Parole e gesti empatici, di misericordia, di accettazione e di condivisione. Sulla croce fra le sue ultime “carezze” ricordiamo quelle rivolte al ladrone: «tu sarai con me in paradiso» (Lu 23:40-43) e quelle indirizzate ai suoi carnefici: “Padre perdona loro, perché non sanno quello che fanno” (v. 34).

Non è facile perdonare, accogliere, comprendere l’altro e lasciare che si avvicini a Gesù da solo. Ci sentiamo quasi obbligati ad accompagnarlo, valutando se il suo percorso sia attendibile quanto il nostro, dimenticando facilmente che il nostro cammino non è poi così levigato. Facciamo fatica a concedere fiducia, a lasciare che l’altro sia accolto tra le braccia del Padre e festeggiato. Preferiamo rivendicare di essere nella casa del Padre con sacrificio e devozione (cfr. Luca 15:11-32).

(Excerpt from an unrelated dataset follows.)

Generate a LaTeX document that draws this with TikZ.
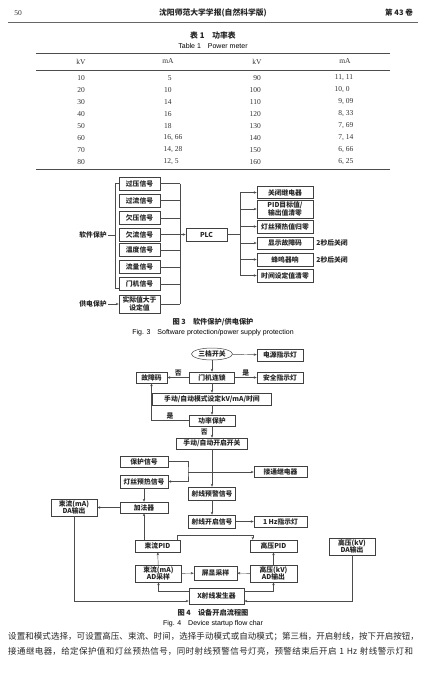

Il nostro perdono purtroppo è distinto dai se, dai ma e da una stabile presenza valutativa. Siamo specchi giudicanti. Le nostre mani non sono vuote e non esprimono empatia. Avviluppano pietre pronte per essere scagliate. Dobbiamo liberarcene gettandole per terra (Giovanni 8:7). Rendere visibile la trave dalla nostra coscienza (Matteo 7:3-5) e lasciarci opacizzare dalla grazia di Dio, affinché l’altro non rispecchi la nostra immagine o percezione morale, ma quella di Cristo.

“Vestitevi, dunque, come eletti di Dio, santi e amati, di sentimenti di misericordia, di benevolenza, di umiltà, di mansuetudine, di pazienza” (Colossesi 3:12). “Beati i misericordiosi, perché a loro misericordia sarà fatta” (Matteo 5:7).

Pubblicato in omaggio e memoria dell’autore.